Several editions of The Vile Village have been published. Some of these include foreign editions or re-prints such as: The Vile Village (UK), The Vile Village (UK Paperback) and L'arbre aux Corbeaux.
The Vile Village (UK)
This edition has the same content as in the original one. The main difference here is the cover, which is black, has different fonts and a wine-red spine. Some colors in Brett Helquist's cover illustration were also changed. The book is published by Egmont. On each of the UK versions, between the coloured spine and the black cover there are narrow images depicting a reference to each books content. The Vile Village features a row of feathers. This is repeated on the back cover.

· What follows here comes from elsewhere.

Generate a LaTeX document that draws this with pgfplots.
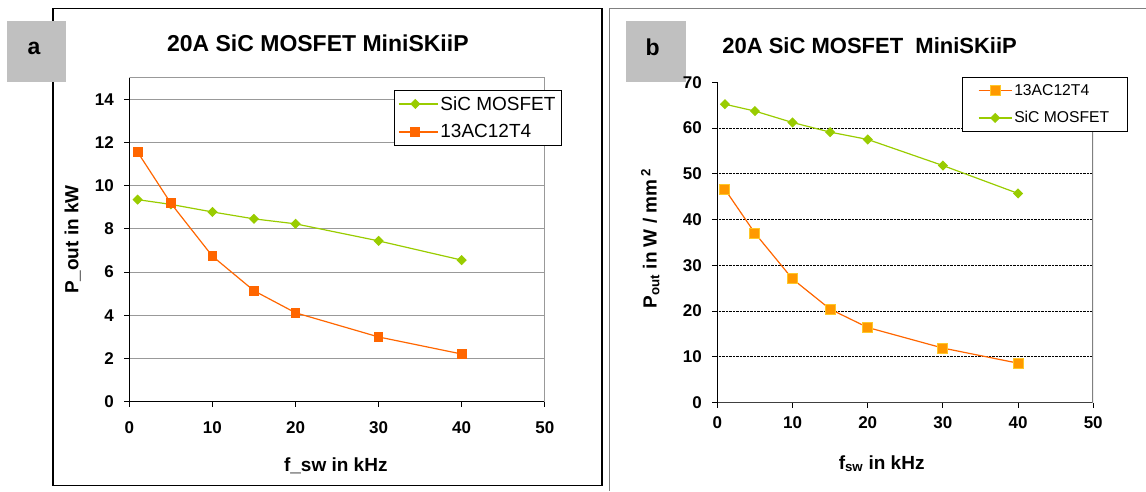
\documentclass[border=0pt]{standalone}
\usepackage{fontspec}
\setmainfont{Liberation Sans}
\usepackage{pgfplots}
\pgfplotsset{compat=1.18}

\definecolor{sicgreen}{RGB}{153,204,0}
\definecolor{igbtorange}{RGB}{255,102,0}
\definecolor{sqfill}{RGB}{255,153,0}
\definecolor{sqedge}{RGB}{255,200,40}
\definecolor{boxgray}{RGB}{192,192,192}

\newcommand{\fs}[1]{\fontsize{#1}{#1}\selectfont}

\pgfplotsset{
  panel/.style={
    scale only axis,
    anchor=south west,
    xmin=0, xmax=50, ymin=0,
    xtick={0,10,...,50},
    axis lines=left,
    axis line style={-, line width=1pt},
    tick align=outside,
    major tick length=5pt,
    tick style={black, line width=0.8pt},
    /pgf/number format/assume math mode=true,
    ticklabel style={font=\fs{17}\bfseries},
    legend cell align=left,
  },
}

\begin{document}
\begin{tikzpicture}[x=1pt, y=1pt]
\path (0,0) rectangle (1146,491);

% panel frames
\draw[black, line width=1.3pt] (53,482.7) -- (53,5.3) -- (602,5.3);
\draw[black, line width=1.3pt] (53,482.7) -- (602,482.7);
\draw[black, line width=1.8pt] (602.3,482.7) -- (602.3,4.9);
\draw[gray, line width=1pt] (1146,482) -- (610,482) -- (610,0);

% panel letters
\fill[boxgray] (7,470) rectangle (66,409);
\node[font=\fs{23}\bfseries] at (34,443) {a};
\fill[boxgray] (626,470) rectangle (686,409);
\node[font=\fs{23}\bfseries] at (653,444) {b};

% titles
\node[font=\fs{23}\bfseries] at (318,447.7) {20A SiC MOSFET MiniSKiiP};
\node[font=\fs{22}\bfseries] at (870,445.3) {20A SiC MOSFET\ \ MiniSKiiP};

\begin{axis}[panel,
  at={(129.4pt,89.3pt)},
  width=415.6pt, height=324pt,
  ymax=15, ytick={0,2,...,14},
  ymajorgrids,
  major grid style={gray!80, line width=0.8pt},
  xticklabel style={yshift=-12pt},
  yticklabel style={xshift=-7pt},
  xlabel={f\_sw in kHz},
  ylabel={P\_out in kW},
  every axis x label/.style={at={(axis description cs:0.497,-0.1975)}, anchor=center, font=\fs{19}\bfseries},
  every axis y label/.style={at={(axis description cs:-0.1365,0.5)}, rotate=90, anchor=center, font=\fs{19}\bfseries},
  legend image code/.code={
    \path (0pt,0pt) -- (39pt,0pt);
    \draw[mark repeat=2, mark phase=2] plot coordinates {(0pt,0pt) (16.5pt,0pt) (33pt,0pt)};
  },
  legend style={at={(axis description cs:0.6367,0.962)}, anchor=north west,
    draw=black, line width=0.8pt, font=\fs{19}, row sep=9pt, inner xsep=4pt, inner ysep=4pt},
]
\addplot[sicgreen, line width=1.2pt, mark=square*, mark size=3pt, mark options={solid, rotate=45, fill=sicgreen}]
  coordinates {(1,9.35) (5,9.13) (10,8.78) (15,8.46) (20,8.23) (30,7.44) (40,6.55)};
\addlegendentry{SiC MOSFET}
\addplot[igbtorange, line width=1.2pt, mark=square*, mark size=4.3pt, mark options={solid, fill=igbtorange}]
  coordinates {(1,11.55) (5,9.18) (10,6.73) (15,5.13) (20,4.11) (30,2.99) (40,2.2)};
\addlegendentry{13AC12T4}
\draw[gray!80, line width=1pt] (rel axis cs:0,1) -- (rel axis cs:1,1) -- (rel axis cs:1,0);
\end{axis}

\begin{axis}[panel,
  at={(717.7pt,88.3pt)},
  width=376pt, height=320.4pt,
  ymax=70, ytick={0,10,...,70},
  extra y ticks={10,20,...,60},
  extra y tick labels={},
  extra y tick style={ymajorgrids=true},
  major grid style={black, densely dotted, line width=0.6pt},
  x axis line style={darkgray},
  xticklabel style={yshift=-6pt},
  yticklabel style={xshift=-7pt},
  xlabel={f\textsubscript{sw} in kHz},
  ylabel={P\textsubscript{out} in W / mm\,\textsuperscript{2}},
  every axis x label/.style={at={(axis description cs:0.437,-0.191)}, anchor=center, font=\fs{19}\bfseries},
  every axis y label/.style={at={(axis description cs:-0.1787,0.5125)}, rotate=90, anchor=center, font=\fs{19}\bfseries},
  legend image code/.code={
    \draw[mark repeat=2, mark phase=2] plot coordinates {(0pt,0pt) (16.5pt,0pt) (33pt,0pt)};
  },
  legend style={at={(axis description cs:0.65,1.0175)}, anchor=north west,
    draw=black, line width=0.8pt, font=\fs{15.7}, row sep=11pt, inner xsep=16pt, inner ysep=5pt},
]
\draw[gray, line width=1.5pt] (rel axis cs:1,1) -- (rel axis cs:1,0);
\addplot[igbtorange, line width=1.2pt, mark=square*, mark size=5pt, mark options={solid, fill=sqfill, draw=sqedge, line width=1pt}]
  coordinates {(1,46.6) (5,37.0) (10,27.0) (15,20.4) (20,16.4) (30,11.9) (40,8.6)};
\addlegendentry{13AC12T4}
\addplot[sicgreen, line width=1.2pt, mark=square*, mark size=3pt, mark options={solid, rotate=45, fill=sicgreen}]
  coordinates {(1,65.2) (5,63.7) (10,61.2) (15,59.1) (20,57.5) (30,51.8) (40,45.7)};
\addlegendentry{SiC MOSFET}
\end{axis}
\end{tikzpicture}
\end{document}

The Vile Village (UK Paperback)
This is a paperback version of The Vile Village released in the UK by Egmont Books in 2010. It has Lemony Snicket written on the top with A Series of Unfortunate Events written below it in an eye shape.
L'arbre aux Corbeaux
This French edition, published by Nathan Poche has a very different cover, Brett Helquist's illustration is not seen here, apart for a portrait of the Baudelaires. It is almost entirely black, with a white illustration of a crow.